Engage in scenario planning for best and worst outcomes, advised Clara Miller, president and CEO of the New York City-based Nonprofit Finance Fund. Think about how technology can be more effeectively deployed in your organization and the best, most efficient ways to get services to the neediest, added Miller.

Protect, build, and solidify donor relationships, advised New York Secretary of State Lorraine Cortes-Vasquez. Since many companies don't understand the nonprofit sector as they once did, it's imperative to educate them and keep making the case. Cultivate small donors for a reliable revenue stream; the community is full of them.

Foundations are looking for people with sensible and creative ideas that will have the greatest impact, said Phillip Henderson, president of the New York City-based Surdna Foundation. "We'll sustain nonprofits where we have relationships," he added.

The sector will be winnowed, said Paul Light, professor of public service at New York University's Wagner Graduate School of Public Service.

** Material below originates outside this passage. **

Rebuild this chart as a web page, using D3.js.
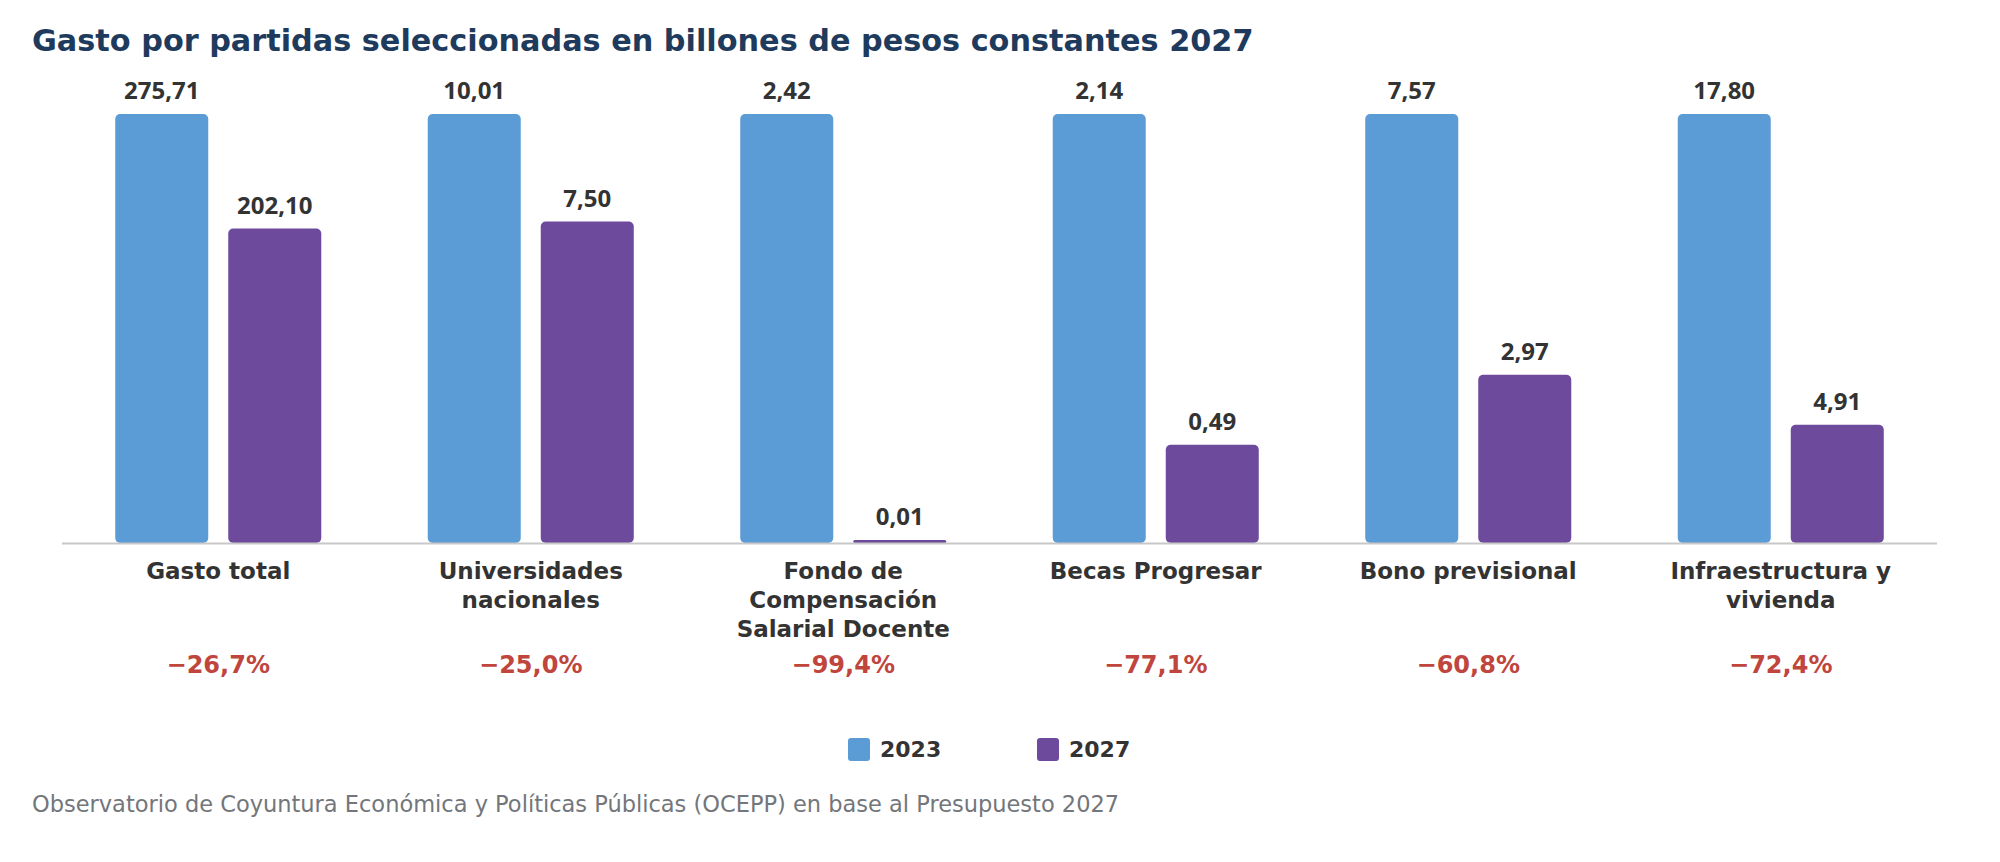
<!DOCTYPE html>
<html>
<head>
<meta charset="utf-8">
<script src="https://cdn.jsdelivr.net/npm/d3@7"></script>
<style>
  body { margin: 0; background: #fff; }
  svg { display: block; font-family: "DejaVu Sans", sans-serif; }
  .value { font-family: "Open Sans", sans-serif; }
</style>
</head>
<body>
<svg id="chart" width="2000" height="862"></svg>
<script>
// chart data
var categories = ["Gasto total", "Universidades nacionales", "Fondo de Compensación Salarial Docente",
                  "Becas Progresar", "Bono previsional", "Infraestructura y vivienda"];
var categoryLines = [["Gasto total"], ["Universidades", "nacionales"],
                     ["Fondo de", "Compensación", "Salarial Docente"], ["Becas Progresar"],
                     ["Bono previsional"], ["Infraestructura y", "vivienda"]];
var years = ["2023", "2027"];
var values2023 = [275.71, 10.01, 2.42, 2.14, 7.57, 17.80];
var values2027 = [202.10, 7.50, 0.01, 0.49, 2.97, 4.91];
var changes = [-26.7, -25.0, -99.4, -77.1, -60.8, -72.4];

var colors = {"2023": "#5b9bd6", "2027": "#6e4a9d"};

var locale = d3.formatLocale({decimal: ",", thousands: ".", grouping: [3], currency: ["$", ""], minus: "\u2212"});
var fmtValue = locale.format(".2f");
var fmtChange = locale.format(".1f");

var svg = d3.select("#chart");

var baseY = 543, topY = 114;

// one band per category
var x0 = d3.scaleBand()
    .domain(categories)
    .range([62, 1937])
    .padding(0);

// the two years inside each band
var x1 = d3.scaleBand()
    .domain(years)
    .range([0, x0.bandwidth()])
    .paddingInner(0.177)
    .paddingOuter(0.471);

// every group is scaled to its own 2023 value
var rows = categories.map(function(c, i) {
    var y = d3.scaleLinear().domain([0, values2023[i]]).range([baseY, topY]);
    return {
        name: c, lines: categoryLines[i], change: changes[i], y: y,
        bars: [{year: "2023", value: values2023[i]}, {year: "2027", value: values2027[i]}]
    };
});

// title
svg.append("text")
    .attr("x", 32)
    .attr("y", 51)
    .style("font-size", "30.3px")
    .style("font-weight", 700)
    .style("fill", "#1e3a5c")
    .text("Gasto por partidas seleccionadas en billones de pesos constantes 2027");

var groups = svg.selectAll("g.group")
    .data(rows)
  .enter().append("g")
    .attr("class", "group")
    .attr("transform", function(d) { return "translate(" + x0(d.name) + ",0)"; });

groups.selectAll("rect")
    .data(function(d) { return d.bars.map(function(b) { return {year: b.year, value: b.value, y: d.y}; }); })
  .enter().append("rect")
    .attr("x", function(d) { return x1(d.year); })
    .attr("y", function(d) { return Math.min(d.y(d.value), baseY - 3); })
    .attr("width", x1.bandwidth())
    .attr("height", function(d) { return Math.max(baseY - d.y(d.value), 3); })
    .attr("rx", function(d) { return baseY - d.y(d.value) < 10 ? 1.5 : 5; })
    .style("fill", function(d) { return colors[d.year]; });

groups.selectAll("text.value")
    .data(function(d) { return d.bars.map(function(b) { return {year: b.year, value: b.value, y: d.y}; }); })
  .enter().append("text")
    .attr("class", "value")
    .attr("x", function(d) { return x1(d.year) + x1.bandwidth() / 2; })
    .attr("y", function(d) { return Math.min(d.y(d.value), baseY - 3) - 15; })
    .attr("text-anchor", "middle")
    .style("font-size", "24px")
    .style("font-weight", 700)
    .style("fill", "#333")
    .text(function(d) { return fmtValue(d.value); });

// baseline
svg.append("line")
    .attr("x1", 62)
    .attr("x2", 1937)
    .attr("y1", baseY + 0.5)
    .attr("y2", baseY + 0.5)
    .style("stroke", "#c8c8c8")
    .style("stroke-width", 2);

// category names
groups.append("text")
    .attr("class", "category")
    .attr("text-anchor", "middle")
    .style("font-size", "23px")
    .style("font-weight", 700)
    .style("fill", "#333")
    .selectAll("tspan")
    .data(function(d) { return d.lines; })
  .enter().append("tspan")
    .attr("x", x0.bandwidth() / 2)
    .attr("y", function(d, i) { return 579 + i * 29; })
    .text(function(d) { return d; });

// change 2023 -> 2027
groups.append("text")
    .attr("x", x0.bandwidth() / 2)
    .attr("y", 673)
    .attr("text-anchor", "middle")
    .style("font-size", "24px")
    .style("font-weight", 700)
    .style("fill", "#c0453d")
    .text(function(d) { return fmtChange(d.change) + "%"; });

// legend
var legendX = [848, 1037];
var legend = svg.selectAll("g.legend")
    .data(years)
  .enter().append("g")
    .attr("class", "legend")
    .attr("transform", function(d, i) { return "translate(" + legendX[i] + ",738)"; });

legend.append("rect")
    .attr("width", 22)
    .attr("height", 23)
    .attr("rx", 3)
    .style("fill", function(d) { return colors[d]; });

legend.append("text")
    .attr("x", 32)
    .attr("y", 19)
    .style("font-size", "22px")
    .style("font-weight", 700)
    .style("fill", "#333")
    .text(function(d) { return d; });

// source note
svg.append("text")
    .attr("x", 32)
    .attr("y", 812)
    .style("font-size", "22.5px")
    .style("fill", "#73767a")
    .text("Observatorio de Coyuntura Económica y Políticas Públicas (OCEPP) en base al Presupuesto 2027");
</script>
</body>
</html>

There are 900,000 nonprofits in the U.S. -- "too many," said Light -- and at least 100,000 will be forced to close their doors over the next couple of years. Light forsees the sector losing "a big, brand-name nonprofit," and hiring and salary freezes becoming the norm.

Be willing to make uncomfortable changes, said Ronna Brown, president of NYRAG. "We are all on the same side, of doing better for our community, and we need to partner with each other to advocate for and move the sector forward."